PROBLEM REQUIREMENTS:
Both the line containing "Generate a component" and the line containing "const xTicks = [0, 20, 40, 60, 80];" belong in the copy, as do all lines between them, copied exactly; pictures do not.

--- Start of DATA ROWS ---

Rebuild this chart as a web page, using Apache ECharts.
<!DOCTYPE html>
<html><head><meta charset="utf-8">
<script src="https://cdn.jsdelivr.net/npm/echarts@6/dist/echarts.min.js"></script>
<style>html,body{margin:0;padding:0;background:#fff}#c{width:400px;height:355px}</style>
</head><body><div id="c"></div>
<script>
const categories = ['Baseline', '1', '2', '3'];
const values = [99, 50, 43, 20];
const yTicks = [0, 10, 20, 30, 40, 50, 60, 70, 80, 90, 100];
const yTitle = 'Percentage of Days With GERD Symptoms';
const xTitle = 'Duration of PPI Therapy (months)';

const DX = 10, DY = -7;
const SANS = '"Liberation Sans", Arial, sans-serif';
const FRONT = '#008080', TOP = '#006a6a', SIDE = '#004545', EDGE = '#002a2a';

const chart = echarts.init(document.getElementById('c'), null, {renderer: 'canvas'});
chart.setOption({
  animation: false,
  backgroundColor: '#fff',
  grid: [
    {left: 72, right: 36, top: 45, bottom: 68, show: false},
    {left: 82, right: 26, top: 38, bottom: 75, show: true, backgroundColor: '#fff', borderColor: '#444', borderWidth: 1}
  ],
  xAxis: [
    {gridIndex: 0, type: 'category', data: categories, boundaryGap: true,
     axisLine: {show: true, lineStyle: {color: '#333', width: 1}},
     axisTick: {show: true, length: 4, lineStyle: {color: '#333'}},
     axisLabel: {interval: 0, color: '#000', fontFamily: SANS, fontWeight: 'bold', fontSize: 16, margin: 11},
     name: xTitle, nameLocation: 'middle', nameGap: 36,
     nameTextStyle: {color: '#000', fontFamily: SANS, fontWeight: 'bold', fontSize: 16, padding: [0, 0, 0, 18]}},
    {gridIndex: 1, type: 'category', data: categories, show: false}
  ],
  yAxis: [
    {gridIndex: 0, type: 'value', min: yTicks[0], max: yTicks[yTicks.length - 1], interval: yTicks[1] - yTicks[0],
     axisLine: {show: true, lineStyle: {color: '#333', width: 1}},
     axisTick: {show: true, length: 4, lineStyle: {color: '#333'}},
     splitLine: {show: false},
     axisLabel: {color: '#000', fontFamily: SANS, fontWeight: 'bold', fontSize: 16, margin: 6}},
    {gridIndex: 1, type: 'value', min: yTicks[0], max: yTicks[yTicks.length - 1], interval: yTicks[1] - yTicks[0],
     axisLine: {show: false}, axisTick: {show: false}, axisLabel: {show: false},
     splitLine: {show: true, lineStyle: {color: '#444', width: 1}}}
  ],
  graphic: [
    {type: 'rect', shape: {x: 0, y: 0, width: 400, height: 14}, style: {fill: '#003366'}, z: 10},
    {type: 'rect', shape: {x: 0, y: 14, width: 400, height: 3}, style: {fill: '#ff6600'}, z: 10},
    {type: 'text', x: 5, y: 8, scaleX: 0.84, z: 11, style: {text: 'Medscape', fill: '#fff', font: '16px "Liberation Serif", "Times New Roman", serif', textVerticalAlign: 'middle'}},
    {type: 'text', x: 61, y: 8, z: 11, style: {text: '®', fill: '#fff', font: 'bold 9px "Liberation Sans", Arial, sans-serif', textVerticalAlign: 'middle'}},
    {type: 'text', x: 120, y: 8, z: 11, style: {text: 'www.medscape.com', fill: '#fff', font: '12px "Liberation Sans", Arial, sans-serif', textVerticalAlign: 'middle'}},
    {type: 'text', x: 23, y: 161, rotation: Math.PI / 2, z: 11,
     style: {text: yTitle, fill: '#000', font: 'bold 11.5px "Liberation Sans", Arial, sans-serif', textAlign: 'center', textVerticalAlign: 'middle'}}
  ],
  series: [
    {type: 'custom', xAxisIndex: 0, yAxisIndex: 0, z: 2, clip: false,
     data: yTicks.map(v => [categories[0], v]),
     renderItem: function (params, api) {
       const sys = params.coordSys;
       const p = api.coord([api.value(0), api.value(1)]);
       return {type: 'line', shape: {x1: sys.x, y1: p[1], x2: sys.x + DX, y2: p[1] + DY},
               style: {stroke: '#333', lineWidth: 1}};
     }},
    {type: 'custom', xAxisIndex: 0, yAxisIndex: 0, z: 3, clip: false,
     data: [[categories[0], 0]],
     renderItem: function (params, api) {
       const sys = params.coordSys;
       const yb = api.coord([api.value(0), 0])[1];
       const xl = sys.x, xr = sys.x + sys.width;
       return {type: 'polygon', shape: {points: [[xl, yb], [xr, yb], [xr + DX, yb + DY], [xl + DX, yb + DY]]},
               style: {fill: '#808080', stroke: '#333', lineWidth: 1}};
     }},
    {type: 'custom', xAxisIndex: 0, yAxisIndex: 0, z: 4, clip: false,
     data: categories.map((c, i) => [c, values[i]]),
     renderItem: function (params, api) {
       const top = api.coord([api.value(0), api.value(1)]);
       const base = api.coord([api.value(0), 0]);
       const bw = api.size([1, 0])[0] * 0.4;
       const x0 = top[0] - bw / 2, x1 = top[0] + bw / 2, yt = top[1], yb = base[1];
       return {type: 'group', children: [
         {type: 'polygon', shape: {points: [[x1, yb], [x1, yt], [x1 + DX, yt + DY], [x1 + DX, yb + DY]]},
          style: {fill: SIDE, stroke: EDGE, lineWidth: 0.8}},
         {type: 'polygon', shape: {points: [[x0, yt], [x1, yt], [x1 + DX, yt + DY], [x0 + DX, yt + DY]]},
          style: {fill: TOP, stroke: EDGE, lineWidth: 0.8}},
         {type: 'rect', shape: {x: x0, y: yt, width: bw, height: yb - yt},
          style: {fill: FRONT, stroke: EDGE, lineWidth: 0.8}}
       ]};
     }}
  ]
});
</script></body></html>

--- End of DATA ROWS ---
--- Start of DATA ROWS ---

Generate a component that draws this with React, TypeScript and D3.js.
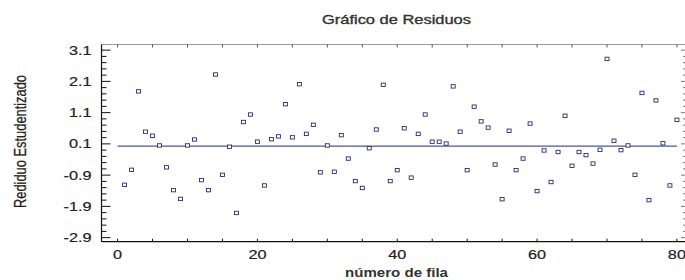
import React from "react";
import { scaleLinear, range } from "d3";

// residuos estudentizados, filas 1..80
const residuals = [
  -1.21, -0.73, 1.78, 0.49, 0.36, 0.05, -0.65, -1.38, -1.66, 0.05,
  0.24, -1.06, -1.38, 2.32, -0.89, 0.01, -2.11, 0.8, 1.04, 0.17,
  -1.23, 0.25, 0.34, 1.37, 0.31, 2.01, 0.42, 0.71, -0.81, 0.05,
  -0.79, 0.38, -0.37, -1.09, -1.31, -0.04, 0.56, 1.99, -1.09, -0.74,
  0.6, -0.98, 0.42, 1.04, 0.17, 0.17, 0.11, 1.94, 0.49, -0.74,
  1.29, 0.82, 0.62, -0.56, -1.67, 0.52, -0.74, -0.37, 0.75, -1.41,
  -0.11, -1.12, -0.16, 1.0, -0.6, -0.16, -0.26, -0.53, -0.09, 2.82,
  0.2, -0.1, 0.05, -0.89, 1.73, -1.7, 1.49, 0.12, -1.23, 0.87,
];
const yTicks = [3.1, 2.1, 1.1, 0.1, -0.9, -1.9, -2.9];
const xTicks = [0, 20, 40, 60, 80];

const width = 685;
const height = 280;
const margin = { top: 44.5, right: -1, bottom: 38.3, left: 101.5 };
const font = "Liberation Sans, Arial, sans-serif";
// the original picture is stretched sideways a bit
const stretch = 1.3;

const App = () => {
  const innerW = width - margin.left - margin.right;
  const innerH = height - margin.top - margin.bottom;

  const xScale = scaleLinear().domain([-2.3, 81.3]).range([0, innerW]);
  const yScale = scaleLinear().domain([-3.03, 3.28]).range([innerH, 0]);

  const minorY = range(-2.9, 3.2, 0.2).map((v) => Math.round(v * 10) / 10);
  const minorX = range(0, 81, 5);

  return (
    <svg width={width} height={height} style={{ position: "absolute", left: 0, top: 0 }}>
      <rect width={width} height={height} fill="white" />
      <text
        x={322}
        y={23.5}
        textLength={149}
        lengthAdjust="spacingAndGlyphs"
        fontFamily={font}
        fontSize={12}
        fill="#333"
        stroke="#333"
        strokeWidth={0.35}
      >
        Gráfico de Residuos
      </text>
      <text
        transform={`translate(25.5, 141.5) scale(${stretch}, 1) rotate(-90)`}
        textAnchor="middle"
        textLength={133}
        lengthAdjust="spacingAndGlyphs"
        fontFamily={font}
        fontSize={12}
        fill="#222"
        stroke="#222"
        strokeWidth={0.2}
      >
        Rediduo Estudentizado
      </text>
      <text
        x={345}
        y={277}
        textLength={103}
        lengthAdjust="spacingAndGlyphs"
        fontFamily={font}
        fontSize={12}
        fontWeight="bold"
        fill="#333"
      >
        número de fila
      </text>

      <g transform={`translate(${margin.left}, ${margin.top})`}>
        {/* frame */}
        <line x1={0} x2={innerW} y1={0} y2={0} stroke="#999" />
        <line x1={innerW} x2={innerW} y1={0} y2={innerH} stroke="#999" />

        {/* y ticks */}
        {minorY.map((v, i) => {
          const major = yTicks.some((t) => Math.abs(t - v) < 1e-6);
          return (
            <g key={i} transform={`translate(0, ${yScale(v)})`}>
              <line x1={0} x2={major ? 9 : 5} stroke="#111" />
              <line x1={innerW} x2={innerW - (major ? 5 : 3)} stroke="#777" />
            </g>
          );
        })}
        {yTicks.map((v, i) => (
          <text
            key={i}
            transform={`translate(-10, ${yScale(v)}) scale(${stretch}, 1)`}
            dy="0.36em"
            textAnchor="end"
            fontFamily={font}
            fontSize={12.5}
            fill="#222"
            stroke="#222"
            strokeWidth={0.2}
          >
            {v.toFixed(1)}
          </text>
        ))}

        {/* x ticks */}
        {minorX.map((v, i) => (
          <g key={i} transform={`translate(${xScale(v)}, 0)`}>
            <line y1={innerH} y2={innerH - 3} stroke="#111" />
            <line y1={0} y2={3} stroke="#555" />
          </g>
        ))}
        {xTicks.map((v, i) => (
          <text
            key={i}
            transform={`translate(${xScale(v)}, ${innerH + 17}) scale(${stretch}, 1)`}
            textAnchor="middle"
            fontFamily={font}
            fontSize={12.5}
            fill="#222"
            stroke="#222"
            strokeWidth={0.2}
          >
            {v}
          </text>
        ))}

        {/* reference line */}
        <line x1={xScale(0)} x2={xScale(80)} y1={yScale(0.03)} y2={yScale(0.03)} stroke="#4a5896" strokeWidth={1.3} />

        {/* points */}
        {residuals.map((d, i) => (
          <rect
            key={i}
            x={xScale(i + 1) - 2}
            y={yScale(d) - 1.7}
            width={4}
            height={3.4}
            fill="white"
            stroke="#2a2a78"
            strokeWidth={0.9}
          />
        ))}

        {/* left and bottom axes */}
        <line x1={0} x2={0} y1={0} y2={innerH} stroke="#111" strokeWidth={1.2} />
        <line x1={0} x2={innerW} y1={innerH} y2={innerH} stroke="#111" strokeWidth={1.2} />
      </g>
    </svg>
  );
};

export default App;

--- End of DATA ROWS ---
--- Start of DATA ROWS ---

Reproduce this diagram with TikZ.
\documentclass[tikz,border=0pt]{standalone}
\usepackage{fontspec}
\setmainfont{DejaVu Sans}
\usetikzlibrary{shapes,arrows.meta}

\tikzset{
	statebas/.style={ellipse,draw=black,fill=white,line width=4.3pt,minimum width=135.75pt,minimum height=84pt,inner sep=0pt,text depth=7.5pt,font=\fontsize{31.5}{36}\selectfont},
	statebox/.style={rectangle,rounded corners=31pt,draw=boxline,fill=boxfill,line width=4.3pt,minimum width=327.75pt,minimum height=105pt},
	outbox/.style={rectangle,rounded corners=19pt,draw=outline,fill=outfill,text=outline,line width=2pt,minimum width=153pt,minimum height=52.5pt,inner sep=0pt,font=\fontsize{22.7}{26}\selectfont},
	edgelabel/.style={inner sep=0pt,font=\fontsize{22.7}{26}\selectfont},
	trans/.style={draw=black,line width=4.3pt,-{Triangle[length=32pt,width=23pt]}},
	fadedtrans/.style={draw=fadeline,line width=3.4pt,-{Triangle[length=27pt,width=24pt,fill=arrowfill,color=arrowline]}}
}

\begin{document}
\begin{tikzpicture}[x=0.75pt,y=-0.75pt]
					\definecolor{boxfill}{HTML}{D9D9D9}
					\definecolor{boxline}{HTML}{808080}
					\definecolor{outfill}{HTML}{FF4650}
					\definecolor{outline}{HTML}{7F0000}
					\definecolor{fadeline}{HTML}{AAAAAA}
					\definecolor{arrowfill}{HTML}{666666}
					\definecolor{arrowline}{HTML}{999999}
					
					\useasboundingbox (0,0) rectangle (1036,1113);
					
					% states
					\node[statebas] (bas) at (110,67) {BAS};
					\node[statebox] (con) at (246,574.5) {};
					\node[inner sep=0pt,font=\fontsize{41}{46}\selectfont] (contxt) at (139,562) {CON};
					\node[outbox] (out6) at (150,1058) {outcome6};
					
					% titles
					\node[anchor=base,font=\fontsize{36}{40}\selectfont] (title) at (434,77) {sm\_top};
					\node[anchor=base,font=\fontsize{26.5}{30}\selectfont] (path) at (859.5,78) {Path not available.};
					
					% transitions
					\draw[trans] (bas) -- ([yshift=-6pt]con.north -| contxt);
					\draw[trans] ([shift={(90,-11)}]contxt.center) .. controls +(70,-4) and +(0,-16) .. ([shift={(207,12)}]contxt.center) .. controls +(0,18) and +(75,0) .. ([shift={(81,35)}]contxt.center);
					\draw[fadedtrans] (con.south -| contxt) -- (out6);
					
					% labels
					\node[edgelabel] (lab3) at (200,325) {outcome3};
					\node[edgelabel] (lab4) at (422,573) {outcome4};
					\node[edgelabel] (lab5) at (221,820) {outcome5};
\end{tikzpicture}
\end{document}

--- End of DATA ROWS ---

CORRECT RESULT:
Generate a component that draws this with React, TypeScript and D3.js.
import React from "react";
import { scaleLinear, range } from "d3";

// residuos estudentizados, filas 1..80
const residuals = [
  -1.21, -0.73, 1.78, 0.49, 0.36, 0.05, -0.65, -1.38, -1.66, 0.05,
  0.24, -1.06, -1.38, 2.32, -0.89, 0.01, -2.11, 0.8, 1.04, 0.17,
  -1.23, 0.25, 0.34, 1.37, 0.31, 2.01, 0.42, 0.71, -0.81, 0.05,
  -0.79, 0.38, -0.37, -1.09, -1.31, -0.04, 0.56, 1.99, -1.09, -0.74,
  0.6, -0.98, 0.42, 1.04, 0.17, 0.17, 0.11, 1.94, 0.49, -0.74,
  1.29, 0.82, 0.62, -0.56, -1.67, 0.52, -0.74, -0.37, 0.75, -1.41,
  -0.11, -1.12, -0.16, 1.0, -0.6, -0.16, -0.26, -0.53, -0.09, 2.82,
  0.2, -0.1, 0.05, -0.89, 1.73, -1.7, 1.49, 0.12, -1.23, 0.87,
];
const yTicks = [3.1, 2.1, 1.1, 0.1, -0.9, -1.9, -2.9];
const xTicks = [0, 20, 40, 60, 80];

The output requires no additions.